Sunday, November 24, 2013




I was parked in my car getting ready for my lineup of students at the music store when this cold front began to push into town. I sat there for some time watching the low clouds overhead, grateful to have remembered my coat. As the clouds tumbled and spun in ominous silence, so low that you felt as though you could reach up and touch them, moving so fast that they made you almost dizzy, I knew we were in for something unpleasant.

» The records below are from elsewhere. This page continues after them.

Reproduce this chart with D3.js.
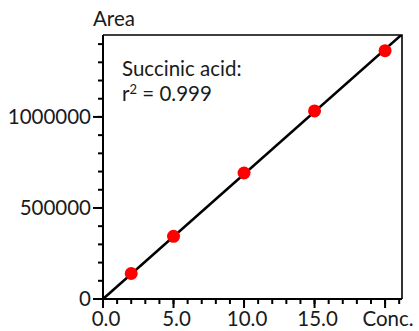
<!DOCTYPE html>
<html>
<head>
<meta charset="utf-8">
<script src="https://cdn.jsdelivr.net/npm/d3@7"></script>
<style>
  body { margin: 0; background: #fff; }
  text { font-family: Lato, "Open Sans", sans-serif; fill: #1a1a1a; }
</style>
</head>
<body>
<svg id="chart"></svg>
<script>
// calibration points
const conc = [2, 5, 10, 15, 20];
const area = [140000, 344000, 692000, 1033000, 1364000];
const xTicks = [0, 5, 10, 15, 20];
const xTickLabels = ["0.0", "5.0", "10.0", "15.0", "Conc."];
const yTicks = [0, 500000, 1000000];
const compound = "Succinic acid:";
const rSquared = "0.999";

const width = 419, height = 331;
const margin = { left: 103, right: 17, top: 35, bottom: 32 };
const fontSize = "20.5px";

const svg = d3.select("#chart").attr("width", width).attr("height", height);

const x = d3.scaleLinear().domain([0, 21.2]).range([margin.left, width - margin.right]);
const y = d3.scaleLinear().domain([0, 1450000]).range([height - margin.bottom, margin.top]);

// least squares line through the origin
const slope = d3.sum(conc, (c, i) => c * area[i]) / d3.sum(conc, c => c * c);

svg.append("clipPath").attr("id", "plot")
  .append("rect")
  .attr("x", x(0)).attr("y", y(1450000))
  .attr("width", x(21.2) - x(0)).attr("height", y(0) - y(1450000));

// frame (top & right)
svg.append("path")
  .attr("d", `M${x(0)},${y(1450000)}H${x(21.2)}V${y(0)}`)
  .attr("fill", "none").attr("stroke", "#000").attr("stroke-width", 1.6);

// y axis
const yAxis = svg.append("g").attr("transform", `translate(${x(0)},0)`);
yAxis.append("line").attr("y1", y(0)).attr("y2", y(1450000)).attr("stroke", "#000").attr("stroke-width", 2);
yAxis.selectAll(".minor").data(d3.range(100000, 1450000, 100000)).join("line")
  .attr("x1", -5).attr("x2", 0).attr("y1", d => y(d)).attr("y2", d => y(d))
  .attr("stroke", "#000").attr("stroke-width", 2);
yAxis.selectAll(".major").data(yTicks).join("line")
  .attr("x1", -10).attr("x2", 0).attr("y1", d => y(d)).attr("y2", d => y(d))
  .attr("stroke", "#000").attr("stroke-width", 2);
yAxis.selectAll("text").data(yTicks).join("text")
  .attr("x", -12).attr("y", d => y(d)).attr("dy", "0.36em")
  .attr("text-anchor", "end").style("font-size", fontSize)
  .text(d => d3.format("d")(d));

// x axis
const xAxis = svg.append("g").attr("transform", `translate(0,${y(0)})`);
xAxis.append("line").attr("x1", x(0)).attr("x2", x(21.2)).attr("stroke", "#000").attr("stroke-width", 2);
xAxis.selectAll(".minor").data(d3.range(1, 22)).join("line")
  .attr("x1", d => x(d)).attr("x2", d => x(d)).attr("y1", 0).attr("y2", 5)
  .attr("stroke", "#000").attr("stroke-width", 2);
xAxis.selectAll(".major").data(xTicks).join("line")
  .attr("x1", d => x(d)).attr("x2", d => x(d)).attr("y1", 0).attr("y2", 9)
  .attr("stroke", "#000").attr("stroke-width", 2);
xAxis.selectAll("text").data(xTicks).join("text")
  .attr("x", d => x(d) + 3).attr("y", 27)
  .attr("text-anchor", "middle").style("font-size", fontSize)
  .text((d, i) => xTickLabels[i]);

// axis title
svg.append("text").attr("x", 93).attr("y", 26).style("font-size", fontSize).text("Area");

// fit line
svg.append("line")
  .attr("clip-path", "url(#plot)")
  .attr("x1", x(0)).attr("y1", y(0))
  .attr("x2", x(21.2)).attr("y2", y(slope * 21.2))
  .attr("stroke", "#000").attr("stroke-width", 2.6);

// points
svg.selectAll("circle").data(conc).join("circle")
  .attr("cx", d => x(d)).attr("cy", (d, i) => y(area[i]))
  .attr("r", 6.5).attr("fill", "#ff0000");

// annotation
svg.append("text").attr("x", 122).attr("y", 76).style("font-size", fontSize).text(compound);
const r2 = svg.append("text").attr("x", 122).attr("y", 101).style("font-size", fontSize);
r2.append("tspan").text("r");
r2.append("tspan").attr("dy", -7).style("font-size", "13px").text("2");
r2.append("tspan").attr("dy", 7).text(" = " + rSquared);
</script>
</body>
</html>
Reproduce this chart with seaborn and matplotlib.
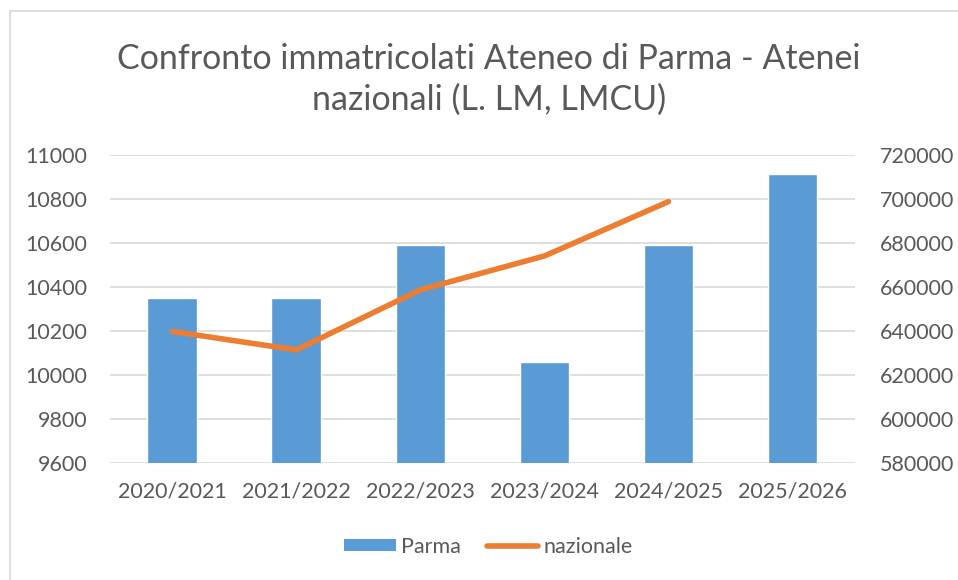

Well, after two solid months of beautiful weather, we have finally had our first taste of winter. For those of you who live in places that get snow measured in feet, four inches is not a big deal. For denizens of the desert, we behave as though the apocalypse were upon us. Schools close, 24-hour weather reports fill the airwaves (if the broadcast towers are still functioning), and we wander around our houses aimlessly, wondering what to do for the next.....god, HOW LONG IS THIS GOING TO LAST???
Snow is very outside our comfort zone here. Nobody seems to know how to drive in it (or in the rain, for that matter), or if the grocery store down the road will have run out of soup. There is a vague sense of panic that pervades each newscast, probably because the junior reporters don't really want to get stuck doing the out-in-it  location shoot.
I used to love the snow, until I had a delivery job which put me smack in the middle of the mountains. Trying to make express deliveries on iced-over, steep canyon roads, with 20-foot ravines to one side and big rocks and downed trees on the other was not my idea of a picturesque drive. I have no idea how to install tire chains, and a rear-wheel drive truck doesn't do so well in this kind of weather.
My other half, the long distance trucker born and raised in the Northland knows how to install tire chains. He ponders others' lack of preparedness (if there is a chance of snow, why are you driving around wearing flip-flops and shorts?). He is so prepared for winter driving that he names his tire chains. There's his Diggers-good for going over a snowpacked, icy mountain pass, and there's his "All-Dayers"-Swedish made, ridiculously expensive but can be run on dry ground if necessary. His motto: "Over-prepared is better than upside-down."
He even knows how to keep busy on a snowbound day like today, as though it were no different from any other day...Right now, he is upstairs working on some wood trim for the Big Project, and nagging me to get something done. But WHAT??